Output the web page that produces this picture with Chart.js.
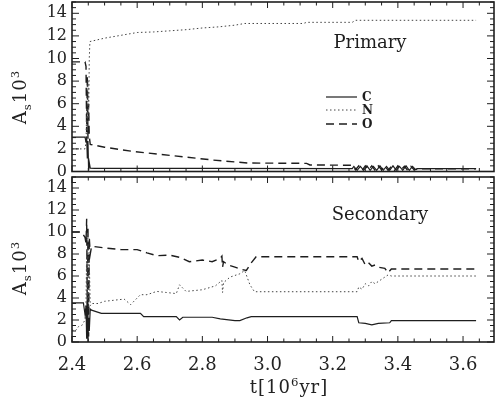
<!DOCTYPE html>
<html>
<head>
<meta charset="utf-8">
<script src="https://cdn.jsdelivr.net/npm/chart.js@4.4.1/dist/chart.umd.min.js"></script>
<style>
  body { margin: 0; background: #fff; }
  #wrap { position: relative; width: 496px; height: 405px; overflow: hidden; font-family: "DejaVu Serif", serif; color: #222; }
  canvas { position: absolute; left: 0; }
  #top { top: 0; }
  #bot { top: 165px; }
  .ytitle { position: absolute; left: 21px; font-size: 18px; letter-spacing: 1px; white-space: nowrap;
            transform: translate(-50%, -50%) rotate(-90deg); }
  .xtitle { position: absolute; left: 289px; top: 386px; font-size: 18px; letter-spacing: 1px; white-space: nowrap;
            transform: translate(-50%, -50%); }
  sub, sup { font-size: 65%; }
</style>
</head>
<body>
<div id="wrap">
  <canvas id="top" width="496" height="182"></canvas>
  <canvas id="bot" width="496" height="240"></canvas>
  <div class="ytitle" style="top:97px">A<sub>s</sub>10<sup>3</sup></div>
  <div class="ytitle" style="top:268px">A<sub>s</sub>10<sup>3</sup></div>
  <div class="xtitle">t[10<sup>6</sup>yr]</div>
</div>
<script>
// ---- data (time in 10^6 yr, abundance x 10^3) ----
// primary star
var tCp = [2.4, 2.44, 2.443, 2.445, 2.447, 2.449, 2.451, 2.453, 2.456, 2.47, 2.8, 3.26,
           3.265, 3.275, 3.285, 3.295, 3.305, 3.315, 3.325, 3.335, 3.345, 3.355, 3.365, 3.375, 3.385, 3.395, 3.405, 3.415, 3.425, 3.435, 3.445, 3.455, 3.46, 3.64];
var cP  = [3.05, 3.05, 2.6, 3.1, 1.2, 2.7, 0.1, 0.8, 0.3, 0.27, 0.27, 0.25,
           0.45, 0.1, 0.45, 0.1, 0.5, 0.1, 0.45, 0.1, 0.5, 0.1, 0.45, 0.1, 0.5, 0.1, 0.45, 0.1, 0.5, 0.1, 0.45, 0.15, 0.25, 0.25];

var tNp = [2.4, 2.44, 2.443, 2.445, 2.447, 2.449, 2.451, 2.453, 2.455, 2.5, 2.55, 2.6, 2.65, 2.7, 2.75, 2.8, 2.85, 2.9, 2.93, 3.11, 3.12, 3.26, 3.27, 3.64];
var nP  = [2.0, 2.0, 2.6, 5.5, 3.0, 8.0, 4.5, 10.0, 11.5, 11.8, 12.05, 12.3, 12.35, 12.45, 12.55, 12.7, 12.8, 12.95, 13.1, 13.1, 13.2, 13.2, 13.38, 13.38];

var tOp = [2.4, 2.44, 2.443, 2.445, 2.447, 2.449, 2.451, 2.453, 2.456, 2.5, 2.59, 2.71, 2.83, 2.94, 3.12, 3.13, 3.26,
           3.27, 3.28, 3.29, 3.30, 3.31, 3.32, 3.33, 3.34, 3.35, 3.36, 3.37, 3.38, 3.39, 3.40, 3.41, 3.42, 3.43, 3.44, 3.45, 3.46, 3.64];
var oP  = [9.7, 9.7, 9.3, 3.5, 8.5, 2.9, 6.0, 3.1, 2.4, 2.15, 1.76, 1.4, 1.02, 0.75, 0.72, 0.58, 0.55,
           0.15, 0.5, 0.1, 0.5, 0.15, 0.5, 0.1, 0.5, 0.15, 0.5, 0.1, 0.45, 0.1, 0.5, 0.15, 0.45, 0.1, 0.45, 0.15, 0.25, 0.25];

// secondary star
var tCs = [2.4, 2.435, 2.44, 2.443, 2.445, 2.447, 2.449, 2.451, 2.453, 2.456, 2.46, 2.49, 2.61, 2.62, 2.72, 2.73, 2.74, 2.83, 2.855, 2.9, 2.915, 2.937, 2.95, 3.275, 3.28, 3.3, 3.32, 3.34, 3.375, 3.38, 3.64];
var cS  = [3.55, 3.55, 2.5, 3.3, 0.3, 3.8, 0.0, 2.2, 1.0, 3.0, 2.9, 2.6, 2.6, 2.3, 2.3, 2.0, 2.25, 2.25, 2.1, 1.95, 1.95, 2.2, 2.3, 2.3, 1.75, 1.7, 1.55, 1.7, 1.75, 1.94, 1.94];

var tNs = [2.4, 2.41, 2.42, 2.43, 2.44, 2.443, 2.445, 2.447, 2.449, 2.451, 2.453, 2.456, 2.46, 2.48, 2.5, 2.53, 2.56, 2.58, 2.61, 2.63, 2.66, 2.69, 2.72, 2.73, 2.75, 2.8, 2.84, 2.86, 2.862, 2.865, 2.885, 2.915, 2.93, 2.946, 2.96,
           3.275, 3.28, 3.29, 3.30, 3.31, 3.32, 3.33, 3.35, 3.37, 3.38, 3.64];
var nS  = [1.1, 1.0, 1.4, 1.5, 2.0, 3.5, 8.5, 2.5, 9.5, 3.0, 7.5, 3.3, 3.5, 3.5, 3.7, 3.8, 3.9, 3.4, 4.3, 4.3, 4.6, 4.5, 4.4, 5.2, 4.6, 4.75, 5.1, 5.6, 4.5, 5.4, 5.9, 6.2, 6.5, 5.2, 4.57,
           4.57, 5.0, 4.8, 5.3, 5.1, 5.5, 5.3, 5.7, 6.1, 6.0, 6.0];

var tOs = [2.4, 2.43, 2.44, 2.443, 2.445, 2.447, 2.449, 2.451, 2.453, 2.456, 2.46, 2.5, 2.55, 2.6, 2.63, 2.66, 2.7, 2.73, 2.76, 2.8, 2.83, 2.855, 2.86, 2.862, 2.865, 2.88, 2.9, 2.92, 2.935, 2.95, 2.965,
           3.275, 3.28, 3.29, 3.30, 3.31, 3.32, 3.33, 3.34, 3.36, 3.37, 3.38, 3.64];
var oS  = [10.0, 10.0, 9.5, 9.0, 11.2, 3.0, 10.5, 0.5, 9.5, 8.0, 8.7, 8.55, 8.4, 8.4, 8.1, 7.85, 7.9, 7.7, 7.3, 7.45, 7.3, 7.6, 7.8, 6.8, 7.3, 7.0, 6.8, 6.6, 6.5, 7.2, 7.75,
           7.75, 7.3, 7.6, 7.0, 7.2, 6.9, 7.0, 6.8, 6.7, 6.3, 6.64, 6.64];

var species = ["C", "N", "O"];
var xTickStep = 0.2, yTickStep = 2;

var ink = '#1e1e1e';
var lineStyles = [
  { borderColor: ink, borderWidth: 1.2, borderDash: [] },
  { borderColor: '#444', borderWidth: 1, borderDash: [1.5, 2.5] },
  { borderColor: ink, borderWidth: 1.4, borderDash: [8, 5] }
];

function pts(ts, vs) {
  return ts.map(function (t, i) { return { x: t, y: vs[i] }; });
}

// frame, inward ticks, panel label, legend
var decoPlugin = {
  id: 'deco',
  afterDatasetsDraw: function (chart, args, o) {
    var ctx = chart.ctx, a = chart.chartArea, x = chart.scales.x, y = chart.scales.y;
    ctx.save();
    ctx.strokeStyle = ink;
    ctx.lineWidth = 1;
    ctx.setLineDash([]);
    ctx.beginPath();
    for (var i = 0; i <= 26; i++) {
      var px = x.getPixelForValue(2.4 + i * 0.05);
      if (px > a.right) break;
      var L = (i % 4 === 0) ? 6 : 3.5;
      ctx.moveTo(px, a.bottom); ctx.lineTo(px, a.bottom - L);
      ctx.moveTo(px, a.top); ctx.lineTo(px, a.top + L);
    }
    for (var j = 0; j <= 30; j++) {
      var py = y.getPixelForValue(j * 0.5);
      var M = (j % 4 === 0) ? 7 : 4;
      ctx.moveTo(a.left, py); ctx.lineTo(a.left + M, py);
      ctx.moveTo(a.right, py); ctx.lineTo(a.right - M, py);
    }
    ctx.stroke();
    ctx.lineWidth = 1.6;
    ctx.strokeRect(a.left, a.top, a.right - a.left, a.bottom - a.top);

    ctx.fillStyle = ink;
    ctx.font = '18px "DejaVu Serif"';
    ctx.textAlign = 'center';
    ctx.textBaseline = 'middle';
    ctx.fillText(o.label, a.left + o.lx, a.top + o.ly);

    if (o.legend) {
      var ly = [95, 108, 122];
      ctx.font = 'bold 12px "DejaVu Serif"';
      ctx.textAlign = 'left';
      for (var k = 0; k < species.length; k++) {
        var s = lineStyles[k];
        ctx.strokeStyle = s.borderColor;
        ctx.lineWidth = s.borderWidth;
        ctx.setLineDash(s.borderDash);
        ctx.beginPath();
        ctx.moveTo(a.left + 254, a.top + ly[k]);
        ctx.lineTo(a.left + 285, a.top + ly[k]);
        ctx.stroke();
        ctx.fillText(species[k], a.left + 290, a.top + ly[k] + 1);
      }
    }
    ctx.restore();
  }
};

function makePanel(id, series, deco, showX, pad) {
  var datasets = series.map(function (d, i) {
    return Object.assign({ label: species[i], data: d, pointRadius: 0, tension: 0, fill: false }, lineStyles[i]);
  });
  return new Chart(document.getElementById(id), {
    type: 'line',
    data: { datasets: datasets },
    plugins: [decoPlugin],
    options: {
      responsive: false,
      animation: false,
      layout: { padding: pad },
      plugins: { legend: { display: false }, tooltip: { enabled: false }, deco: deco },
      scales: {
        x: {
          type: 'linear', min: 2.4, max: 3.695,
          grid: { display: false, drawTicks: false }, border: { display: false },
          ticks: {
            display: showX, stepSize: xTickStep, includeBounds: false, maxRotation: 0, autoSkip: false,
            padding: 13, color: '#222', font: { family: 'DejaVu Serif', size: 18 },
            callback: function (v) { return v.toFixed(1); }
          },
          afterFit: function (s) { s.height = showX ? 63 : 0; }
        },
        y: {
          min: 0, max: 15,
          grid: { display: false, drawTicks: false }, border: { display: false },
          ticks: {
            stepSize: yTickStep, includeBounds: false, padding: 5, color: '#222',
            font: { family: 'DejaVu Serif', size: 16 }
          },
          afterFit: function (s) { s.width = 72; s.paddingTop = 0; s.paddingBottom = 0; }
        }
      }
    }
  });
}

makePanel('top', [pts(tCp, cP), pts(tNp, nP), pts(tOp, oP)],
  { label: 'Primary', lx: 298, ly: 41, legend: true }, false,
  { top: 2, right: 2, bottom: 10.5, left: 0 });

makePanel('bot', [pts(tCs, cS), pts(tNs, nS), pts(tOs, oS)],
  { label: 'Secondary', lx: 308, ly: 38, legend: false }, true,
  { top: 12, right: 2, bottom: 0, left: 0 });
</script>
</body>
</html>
━━━━━━━━━━━━━━━━━━━━
• _GOAL_
Write out each line of the listing above, exactly, from its first line to the line holding "0.5, 0.1, 0.45, 0.15, 0.25, 0.25];", inclusive. Skip the pictures.

• _FINISHED EXERCISE_
Output the web page that produces this picture with Chart.js.
<!DOCTYPE html>
<html>
<head>
<meta charset="utf-8">
<script src="https://cdn.jsdelivr.net/npm/chart.js@4.4.1/dist/chart.umd.min.js"></script>
<style>
  body { margin: 0; background: #fff; }
  #wrap { position: relative; width: 496px; height: 405px; overflow: hidden; font-family: "DejaVu Serif", serif; color: #222; }
  canvas { position: absolute; left: 0; }
  #top { top: 0; }
  #bot { top: 165px; }
  .ytitle { position: absolute; left: 21px; font-size: 18px; letter-spacing: 1px; white-space: nowrap;
            transform: translate(-50%, -50%) rotate(-90deg); }
  .xtitle { position: absolute; left: 289px; top: 386px; font-size: 18px; letter-spacing: 1px; white-space: nowrap;
            transform: translate(-50%, -50%); }
  sub, sup { font-size: 65%; }
</style>
</head>
<body>
<div id="wrap">
  <canvas id="top" width="496" height="182"></canvas>
  <canvas id="bot" width="496" height="240"></canvas>
  <div class="ytitle" style="top:97px">A<sub>s</sub>10<sup>3</sup></div>
  <div class="ytitle" style="top:268px">A<sub>s</sub>10<sup>3</sup></div>
  <div class="xtitle">t[10<sup>6</sup>yr]</div>
</div>
<script>
// ---- data (time in 10^6 yr, abundance x 10^3) ----
// primary star
var tCp = [2.4, 2.44, 2.443, 2.445, 2.447, 2.449, 2.451, 2.453, 2.456, 2.47, 2.8, 3.26,
           3.265, 3.275, 3.285, 3.295, 3.305, 3.315, 3.325, 3.335, 3.345, 3.355, 3.365, 3.375, 3.385, 3.395, 3.405, 3.415, 3.425, 3.435, 3.445, 3.455, 3.46, 3.64];
var cP  = [3.05, 3.05, 2.6, 3.1, 1.2, 2.7, 0.1, 0.8, 0.3, 0.27, 0.27, 0.25,
           0.45, 0.1, 0.45, 0.1, 0.5, 0.1, 0.45, 0.1, 0.5, 0.1, 0.45, 0.1, 0.5, 0.1, 0.45, 0.1, 0.5, 0.1, 0.45, 0.15, 0.25, 0.25];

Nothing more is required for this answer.